Judge orders treatment of ‘deeply religious’ man to continue

Family Law|June 29th 2015

The Court of Protection has ordered that treatment for a “deeply religious man” who suffered serious brain damage should continue.

In November 2014, a serious heart attack caused the man, identified in the judgment as ‘P’, to lose circulation for 25 minutes. By the time this was resolved, P had suffered brain damage which left him with “a profound and prolonged disorder of consciousness”. As a result, he was dependent on round the clock intensive care. One of those treatments was for a kidney problem he had suffered from throughout his life.

The local NHS Trust responsible for his care applied to the Court of Protection for permission to stop treatment because they believed P’s vegetative state was permanent. They admitted that stopping the treatment for his kidneys would inevitably lead to P’s death shortly afterwards.

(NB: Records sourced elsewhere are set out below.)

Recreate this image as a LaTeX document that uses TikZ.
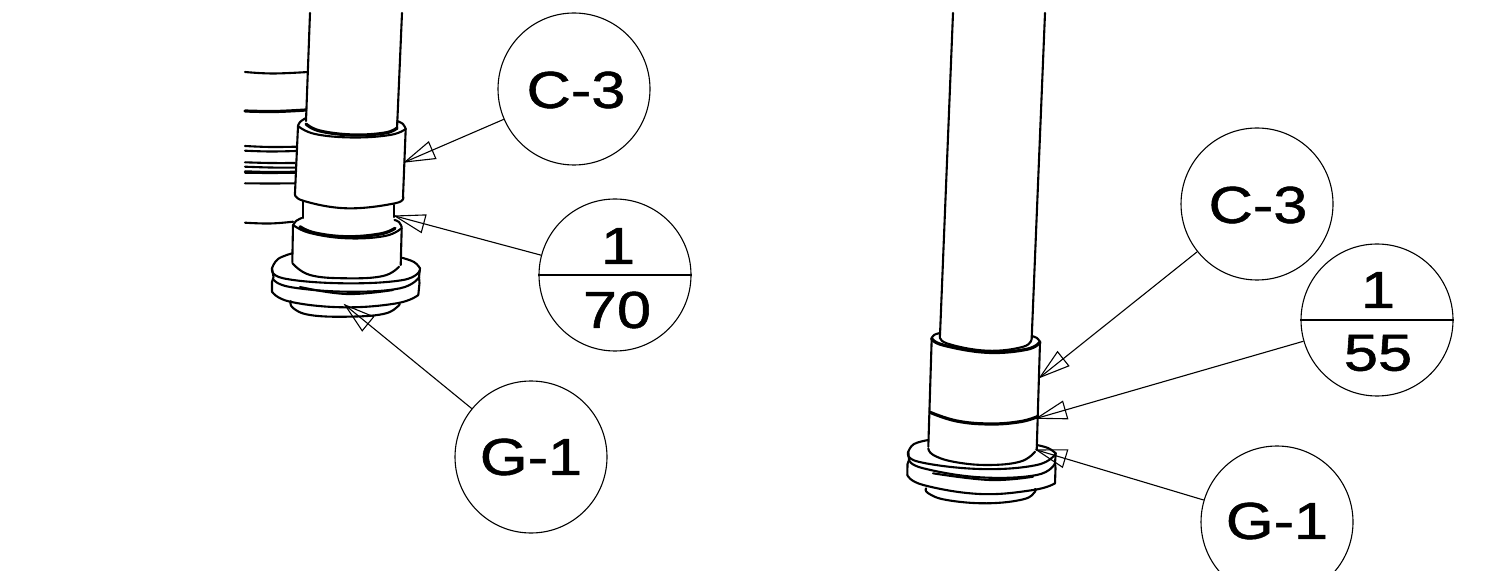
\documentclass[tikz,border=0pt]{standalone}
\usepackage{fontspec}
\setmainfont{Liberation Sans}
\newfontfamily\balloonfont[FakeBold=0.9]{Liberation Sans}
\usetikzlibrary{calc}
\tikzset{
  part/.style={line width=1.05pt,line join=round,line cap=round,black},
  heavy/.style={part,line width=1.6pt},
  thinleader/.style={line width=0.55pt,black,line join=miter},
  bubble/.style={circle,draw,line width=0.55pt,minimum size=152*0.5pt,inner sep=0pt},
  label/.style={font=\balloonfont\fontsize{26}{26}\selectfont,inner sep=0pt,xscale=1.18,yscale=1.0},
}
\newcommand{\leaderto}[2]{%
  \draw[thinleader] (#1) -- (#2);
  \draw[thinleader] (#2) -- ($(#2)!15.5pt!17:(#1)$) -- ($(#2)!15.5pt!-17:(#1)$) -- cycle;}
\newcommand{\crv}[2][part]{\draw[#1] plot[smooth,tension=0.7] coordinates {#2};}
\begin{document}
\begin{tikzpicture}[x=0.5pt,y=-0.5pt]
\clip (0,0) rectangle (1503,571);
\fill[white] (0,0) rectangle (1503,571);

% ---------- left assembly
\draw[part] (310,13) -- (306,121);
\draw[part] (402,13) -- (397,129);
\crv{(245,72) (273,73.5) (308,72)}
\crv[heavy]{(245,111) (275,111.5) (306,110)}
\crv{(245,146) (270,147) (296,146.7)}
\crv{(245,150.7) (270,151.5) (296,151)}
\crv{(245,162.3) (270,163) (295,163)}
\crv{(245,166.7) (270,167.5) (295,167.7)}
\crv{(245,171.3) (270,172) (295,171.7)}
\crv{(245,172.7) (270,173) (295,172.7)}
\crv{(245,183.3) (270,183.5) (295,183.3)}
\crv{(245,222.7) (270,223.5) (293,221.7)}
\crv{(298,126) (300,122) (306,118)}
\crv{(397,121) (403,124) (405.7,129)}
\crv[heavy]{(306,124) (320,131) (353,135) (385,133) (397,128)}
\crv{(298,126) (315,134) (352,137.5) (390,135) (405.7,129)}
\draw[part] (298,126) -- (295,193);
\draw[part] (405.7,129) -- (403,197);
\crv{(295,193) (303,200.7) (346.7,208.3) (395,203.3) (403,197)}
\draw[part] (302.7,200.7) -- (302.7,218);
\draw[part] (394.3,205) -- (394.3,217);
\crv{(293.3,225) (296,221) (301.7,218)}
\crv{(394.5,220) (399,222) (401.7,227)}
\crv[heavy]{(300,226.7) (315,233) (346.7,236.7) (380,234) (395,228.3)}
\crv{(293.3,225) (310,233) (346.7,238.3) (385,236) (401.7,228)}
\draw[part] (293,225) -- (292.3,262);
\draw[part] (401.7,228) -- (400.7,265);
\crv{(292.3,263) (310,275) (346.7,278.3) (383,276) (399,266.7)}
\crv{(292.3,253.3) (278,259) (272,268.3)}
\crv{(401.7,257.7) (414,262) (420,268.3)}
\crv{(272,268.3) (283.3,278.3) (343,283.3) (403,280) (420,270)}
\crv{(273,279) (290,287) (346.7,291.7) (400,288.3) (419.3,277)}
\crv{(300,287) (346.7,294) (393,290)}
\crv{(272,291.7) (290,301.7) (343.3,307.3) (396.7,303.3) (418.3,295)}
\draw[part] (272,268.3) -- (273.5,277) -- (272,282) -- (272,291.7);
\draw[part] (420,268.3) -- (419,277) -- (419.5,283) -- (418.3,295);
\crv{(290.7,301) (293,308) (310,315) (346.7,316.7) (383.3,314) (398.3,306) (398.5,303)}

% ---------- right assembly
\draw[part] (953,13) -- (940,335);
\draw[part] (1045,13) -- (1031.7,338);
\crv{(931.7,338.3) (934,335) (940,333)}
\crv{(1031.7,336) (1037,338) (1040,342)}
\crv{(940,335) (946.7,343.3) (986.7,350.7) (1023.3,346.7) (1031.7,338.3)}
\crv[heavy]{(931.7,338.3) (943,345) (986.7,352.3) (1026.7,349.3) (1040,342)}
\draw[part] (931.7,338.3) -- (928.3,446.7);
\draw[part] (1040,342) -- (1036.7,450);
\crv[heavy]{(930,412.3) (956.7,421) (990,424) (1020,421.7) (1037.3,416.7)}
\crv{(928.3,448.3) (933.3,455) (953.3,461.7) (986.7,465) (1020,461.7) (1035,451.7)}
\crv{(928.3,440) (914,444) (908.3,451.7)}
\crv{(1036.7,445) (1048,448) (1055.7,453.3)}
\crv{(908.3,451.7) (918.3,461.7) (980,469) (1036.7,465) (1055.7,453.3)}
\crv{(909,460) (923.3,468.3) (980,477.3) (1036.7,475) (1055,463.3)}
\crv{(933,473.3) (990,480) (1033,476.7)}
\crv{(907.3,475) (923.3,485) (980,494) (1033.3,490) (1055,483.3)}
\draw[part] (908.3,451.7) -- (909,460) -- (907.5,464) -- (907.3,475);
\draw[part] (1055.7,453.3) -- (1055,463) -- (1055.5,468) -- (1055,483.3);
\crv{(926,488.3) (928.3,493.3) (946.7,500) (986.7,503.3) (1023.3,499.3) (1035,491.7) (1035,489)}

% ---------- balloons
\node[bubble] (c3a) at (574,89) {};
\node[bubble] (fa) at (615,275) {};
\node[bubble] (g1a) at (531,457) {};
\node[bubble] (c3b) at (1257,204) {};
\node[bubble] (fb) at (1377,320) {};
\node[bubble] (g1b) at (1277,522) {};
\draw[thinleader] (fa.west) -- (fa.east);
\draw[thinleader] (fb.west) -- (fb.east);
\node[label] (tc3a) at (576,90) {C-3};
\node[label] (tfa1) at (618,246) {1};
\node[label] (tfa2) at (617,310) {70};
\node[label] (tg1a) at (531,457) {G-1};
\node[label] (tc3b) at (1258,205) {C-3};
\node[label] (tfb1) at (1378,290) {1};
\node[label] (tfb2) at (1378,353) {55};
\node[label] (tg1b) at (1277,521) {G-1};

% ---------- leaders
\coordinate (ta) at (405,162);
\coordinate (tb) at (395,216);
\coordinate (tc) at (345,305);
\coordinate (td) at (1040,377.3);
\coordinate (te) at (1036.7,418.3);
\coordinate (tf) at (1036.7,450);
\leaderto{c3a}{ta}
\leaderto{fa}{tb}
\leaderto{g1a}{tc}
\leaderto{c3b}{td}
\leaderto{fb}{te}
\leaderto{g1b}{tf}
\end{tikzpicture}
\end{document}
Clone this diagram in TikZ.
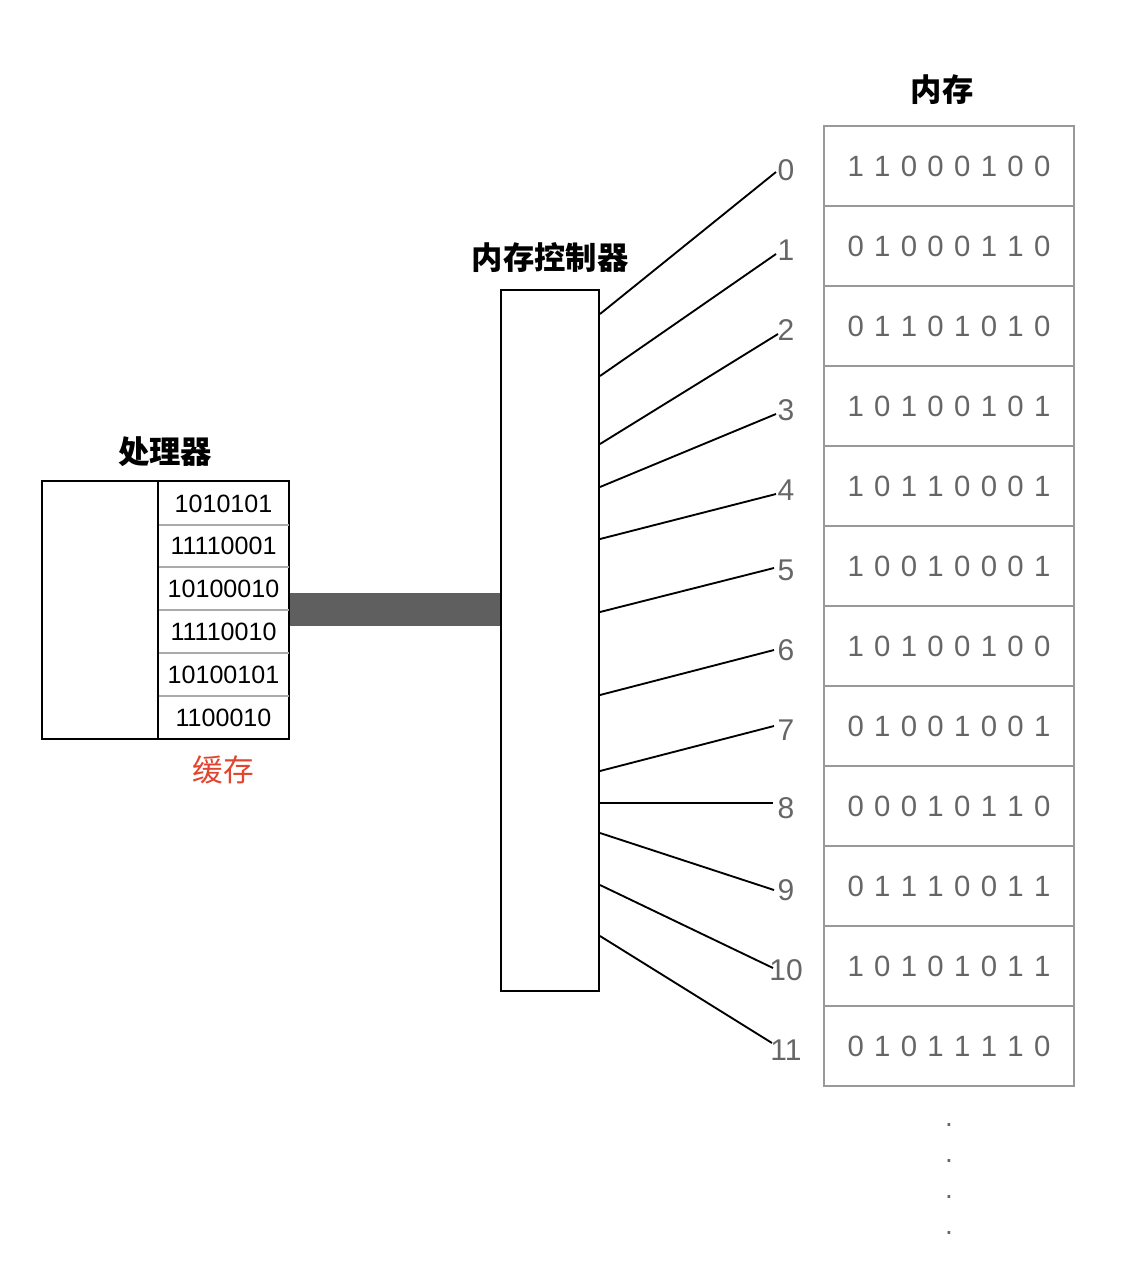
\documentclass[tikz,border=0pt]{standalone}
\usepackage{fontspec}
\setmainfont{Liberation Sans}
\newfontfamily\cjk{Noto Sans CJK SC}
\definecolor{memgray}{HTML}{999999}
\definecolor{txtgray}{HTML}{666666}
\definecolor{sepgray}{HTML}{AAAAAA}
\definecolor{busgray}{HTML}{5F5F5F}
\definecolor{cachered}{HTML}{E2452F}
\def\bitrow#1{\bitrowi#1\relax}
\def\bitrowi#1{\ifx#1\relax\else\makebox[20pt]{#1}\expandafter\bitrowi\fi}
\begin{document}
\begin{tikzpicture}[x=0.75pt,y=-0.75pt,
  title/.style={font=\cjk\bfseries\fontsize{23.5pt}{27pt}\selectfont, inner sep=0pt},
  cachecell/.style={minimum width=131*0.75pt, minimum height=43*0.75pt, inner sep=0pt,
     font=\fontsize{18.8pt}{21pt}\selectfont},
  memcell/.style={draw=memgray, line width=1.5pt, minimum width=250*0.75pt, minimum height=80*0.75pt,
     inner sep=0pt, text=txtgray, font=\fontsize{22pt}{25pt}\selectfont},
  addr/.style={inner sep=0pt, text=txtgray, font=\fontsize{22.5pt}{25pt}\selectfont},
  wire/.style={line width=1.4pt, black},
  bus/.style={line width=33*0.75pt, busgray},
  dotmark/.style={inner sep=0pt, text=txtgray, font=\fontsize{21pt}{24pt}\selectfont}
]
\useasboundingbox (0,0) rectangle (1122,1272);

% processor
\node[title] (proctitle) at (165,452) {处理器};
\node[draw, line width=1.8pt, minimum width=247*0.75pt, minimum height=258*0.75pt, inner sep=0pt] (proc) at (165.5,610) {};
\foreach \v [count=\i from 0] in {1010101,11110001,10100010,11110010,10100101,1100010} {
  \node[cachecell] (c\i) at (223.5,503.5+42.83*\i) {\v};
}
\foreach \i in {1,...,5} {
  \draw[sepgray, line width=1.5pt] (c\i.north west) -- (c\i.north east);
}
\draw[line width=1.8pt] (c0.north west) -- (c5.south west);
\node[inner sep=0pt, text=cachered, font=\cjk\fontsize{23pt}{26pt}\selectfont] (cachelbl) at (223,770) {缓存};

% controller
\node[title] (ctrltitle) at (550,258) {内存控制器};
\node[draw, line width=1.5pt, minimum width=98*0.75pt, minimum height=701*0.75pt, inner sep=0pt] (ctrl) at (550,640.5) {};

% bus
\draw[bus] (proc.east |- 0,609.5) -- (ctrl.west |- 0,609.5);

% memory
\node[title] (memtitle) at (942,90) {内存};
\foreach \v [count=\i from 0] in {11000100,01000110,01101010,10100101,10110001,10010001,10100100,01001001,00010110,01110011,10101011,01011110} {
  \node[memcell] (m\i) at (949,166+80*\i) {\expandafter\bitrow\expandafter{\v}};
}

% address labels and wires
\foreach \i/\ly/\sy/\ex/\ey in {0/170/314/776/172, 1/250/376/776/254, 2/330/444/778/334, 3/410/487/776/414,
  4/490/539/776/494, 5/570/612/774/568, 6/650/695/774/650, 7/730/771/774/726, 8/808/803/773/803,
  9/890/833/774/890, 10/970/885/773/968, 11/1050/936/772/1043} {
  \node[addr] (a\i) at (786,\ly) {\i};
  \coordinate (e\i) at (\ex,\ey);
  \draw[wire] (ctrl.east |- 0,\sy) -- (e\i);
}

% dots
\foreach \y [count=\i] in {1125,1161,1197,1233} {
  \node[dotmark] (d\i) at (949,\y) {.};
}
\end{tikzpicture}
\end{document}
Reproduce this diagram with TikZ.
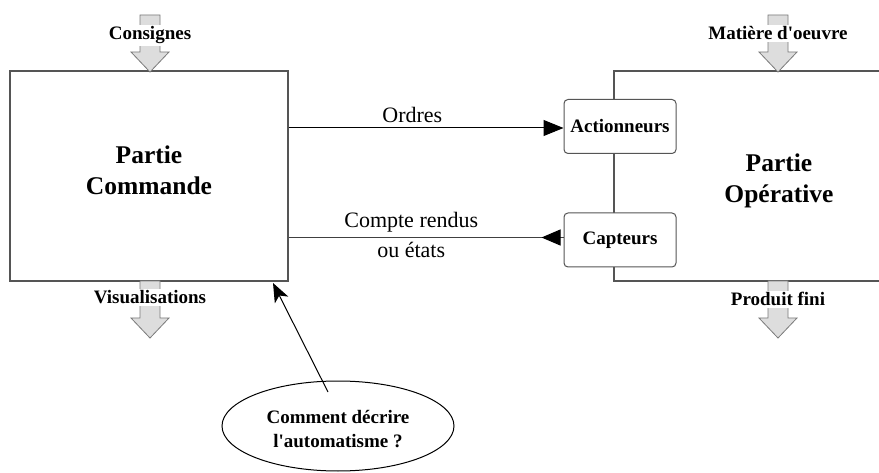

However, one of the doctors involved in P’s care believed there was a chance his level of consciousness could improve over time.

P’s family firmly opposed the trust’s application. They claimed that he had shown “purposeful responses” while in the hospital and that stopping the treatment would be against his personal and religious beliefs.

Prior to his heart attack, P was a devout Sunni Muslim – a member of the largest branch of the Islamic faith. Sitting at the Royal Courts of Justice in London, Mr Justice Newton said that testimony from family and friends had painted a picture of a man who “strongly believed that life was sacred given by God and could only be taken away by God.” He added that it was “against the tenet of his faith to do anything to shorten a life”.

The judge took into account objections from the family, P’s stated beliefs, and the fact that some of the medical experts were not convinced his situation was completely hopeless to reach “the clear conclusion that the balance lies strongly in favour of preserving P’s life” so he ordered that the kidney treatment continue.

He declared that there was “almost nothing to rebut the very strong presumption that it is in P’s best interests to stay alive”.